I also feel this related to some overreaction on other topics - which do ironically seams counteracting your intention to promote the site. For example the two quite different questions about the history about diskettes, where one got arbitrary marked as duplicate, despite that there is none - or at least not more as if the site would allow two independent questions asked about the C64 (wich it des if I remember correctly).
Quite related the handling of an actual and genuine new question like this about the workings of Zuse's FP implementation. It would be quite appropriate to give members a chance to answer it - and eventually improve the question as well. Just cancelling it isn't helping in any way.
I'm even more so confused when reading the reasoning provided: "@Raffzahn There's not even a question mark in the body, and the title isn't a question either." Serious? A missing question mark? If that's a main reason to close a serious question, then moderation can be replaced by a single line PERL expression - isn't it?
Questions can be held in many ways. AFAIK you are English, right? Your people are known to put questions in a way no normal being not grown up in this language will even start to detect. Aren't they? Shouldn't that result in a certain sense to extract what's asked when others do alike? Not least the name of the OP should have told that he may be from a wider audience than just 'Upper-Left-West-Berkshire'. What about helping such posters instead of canceling 'em out?
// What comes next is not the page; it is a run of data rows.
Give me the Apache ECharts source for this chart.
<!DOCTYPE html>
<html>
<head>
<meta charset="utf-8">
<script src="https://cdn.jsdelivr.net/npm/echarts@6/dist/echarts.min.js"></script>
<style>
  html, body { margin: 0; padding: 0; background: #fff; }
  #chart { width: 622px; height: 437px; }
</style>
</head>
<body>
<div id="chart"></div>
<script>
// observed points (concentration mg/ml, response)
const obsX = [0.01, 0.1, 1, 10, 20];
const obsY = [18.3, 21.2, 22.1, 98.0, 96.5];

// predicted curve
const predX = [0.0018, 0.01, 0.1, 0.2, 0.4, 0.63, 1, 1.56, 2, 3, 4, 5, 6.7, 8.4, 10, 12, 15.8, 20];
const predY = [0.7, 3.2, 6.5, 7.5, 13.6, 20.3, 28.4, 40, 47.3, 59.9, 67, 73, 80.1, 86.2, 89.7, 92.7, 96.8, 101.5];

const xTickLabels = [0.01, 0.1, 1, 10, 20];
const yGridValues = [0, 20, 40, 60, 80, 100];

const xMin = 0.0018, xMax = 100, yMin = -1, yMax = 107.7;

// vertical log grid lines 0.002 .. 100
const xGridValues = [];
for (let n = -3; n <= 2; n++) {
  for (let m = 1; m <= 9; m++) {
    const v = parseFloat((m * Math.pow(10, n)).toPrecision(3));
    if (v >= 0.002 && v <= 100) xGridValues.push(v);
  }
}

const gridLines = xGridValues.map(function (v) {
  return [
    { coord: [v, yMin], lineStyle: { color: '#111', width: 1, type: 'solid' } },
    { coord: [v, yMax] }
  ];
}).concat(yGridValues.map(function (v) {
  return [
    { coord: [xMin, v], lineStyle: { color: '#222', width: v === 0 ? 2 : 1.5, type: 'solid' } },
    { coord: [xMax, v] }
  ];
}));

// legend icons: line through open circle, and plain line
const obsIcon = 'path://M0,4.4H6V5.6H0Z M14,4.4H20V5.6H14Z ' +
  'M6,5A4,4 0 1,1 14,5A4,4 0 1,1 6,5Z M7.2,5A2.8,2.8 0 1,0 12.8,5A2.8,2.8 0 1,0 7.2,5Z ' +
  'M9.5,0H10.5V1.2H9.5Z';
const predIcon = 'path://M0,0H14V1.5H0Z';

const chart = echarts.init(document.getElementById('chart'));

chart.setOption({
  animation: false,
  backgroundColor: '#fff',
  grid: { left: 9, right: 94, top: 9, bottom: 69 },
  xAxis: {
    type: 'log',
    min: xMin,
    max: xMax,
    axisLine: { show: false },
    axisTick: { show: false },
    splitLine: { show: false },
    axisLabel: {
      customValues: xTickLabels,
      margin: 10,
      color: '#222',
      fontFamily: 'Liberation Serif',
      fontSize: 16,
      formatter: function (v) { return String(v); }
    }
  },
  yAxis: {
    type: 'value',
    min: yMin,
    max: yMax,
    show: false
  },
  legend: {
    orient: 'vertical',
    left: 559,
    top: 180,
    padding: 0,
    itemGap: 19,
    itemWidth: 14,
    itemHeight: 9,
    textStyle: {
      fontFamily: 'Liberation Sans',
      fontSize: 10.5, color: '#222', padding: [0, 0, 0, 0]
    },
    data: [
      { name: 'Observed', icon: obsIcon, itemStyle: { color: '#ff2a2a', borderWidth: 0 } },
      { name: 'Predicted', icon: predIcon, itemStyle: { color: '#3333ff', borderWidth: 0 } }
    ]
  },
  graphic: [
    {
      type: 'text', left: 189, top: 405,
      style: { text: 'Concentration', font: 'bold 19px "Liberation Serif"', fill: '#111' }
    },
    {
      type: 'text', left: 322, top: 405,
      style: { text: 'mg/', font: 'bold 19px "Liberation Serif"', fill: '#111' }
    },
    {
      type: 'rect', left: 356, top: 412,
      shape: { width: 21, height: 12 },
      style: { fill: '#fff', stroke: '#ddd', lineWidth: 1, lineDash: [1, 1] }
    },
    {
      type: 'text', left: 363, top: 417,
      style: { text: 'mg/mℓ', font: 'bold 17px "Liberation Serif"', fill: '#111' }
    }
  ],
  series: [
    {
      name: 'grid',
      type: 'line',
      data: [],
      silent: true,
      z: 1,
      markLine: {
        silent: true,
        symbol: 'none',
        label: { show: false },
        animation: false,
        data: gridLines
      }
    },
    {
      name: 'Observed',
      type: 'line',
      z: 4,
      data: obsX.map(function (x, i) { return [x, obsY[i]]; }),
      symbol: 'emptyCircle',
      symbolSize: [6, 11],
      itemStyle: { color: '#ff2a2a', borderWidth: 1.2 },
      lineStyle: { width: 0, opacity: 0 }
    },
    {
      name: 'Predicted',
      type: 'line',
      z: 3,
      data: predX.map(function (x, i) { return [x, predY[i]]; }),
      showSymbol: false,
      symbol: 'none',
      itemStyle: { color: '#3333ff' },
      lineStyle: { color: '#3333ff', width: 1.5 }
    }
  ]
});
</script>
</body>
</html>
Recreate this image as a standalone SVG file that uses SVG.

And then there is the notion encouraging people to ask questions to the purpose of hunting down badges. While I agree that gamification is a nice idea and for great icing on the cake, turning the on top is missing the whole idea. We already have many, ... lets say, less than genuine ... questions asked. If questions that can be answered by entering the title line into Google and clicking one of the first links (usually Wiki) are realy a goal for the site, then we should pool a few quid and hire click-workers to turn wiki headlines into questions.
I can't see pushing this even further, playing a game against Area51 rules, is anything desirable for RC.SE. I mean, what good is it if we plunge back after such an artificial peak, filling the site with not really great knowledge, turning away future members by superfluous content?
We should at all means try to keep quality our main goal.
After all, we can stay the next decade in Beta and wouldn't miss anything relevant - no, changing the background colour or having an icon of our own isn't adding anything - it's eye candy without value to content or the site at all.
(Having said that, there is one, and only one helpful feature that comes by leaving Beta (as I understand): The ability to have several other SE sites listed on the 'close and move to other site' selector when voting for closing a question. Much helpful, still not worth flooding the site with low quality to get it.)
Personally I could crank out several questions a day, including some where I assume an answer will not be given by many, but to me this is faking as I already know the answer :)) So far there are only a few questions I couldn't find a satisfying answer myself by investing a few minutes in googling and browsing the results. Nop, I'm not moving onto the Dark Side.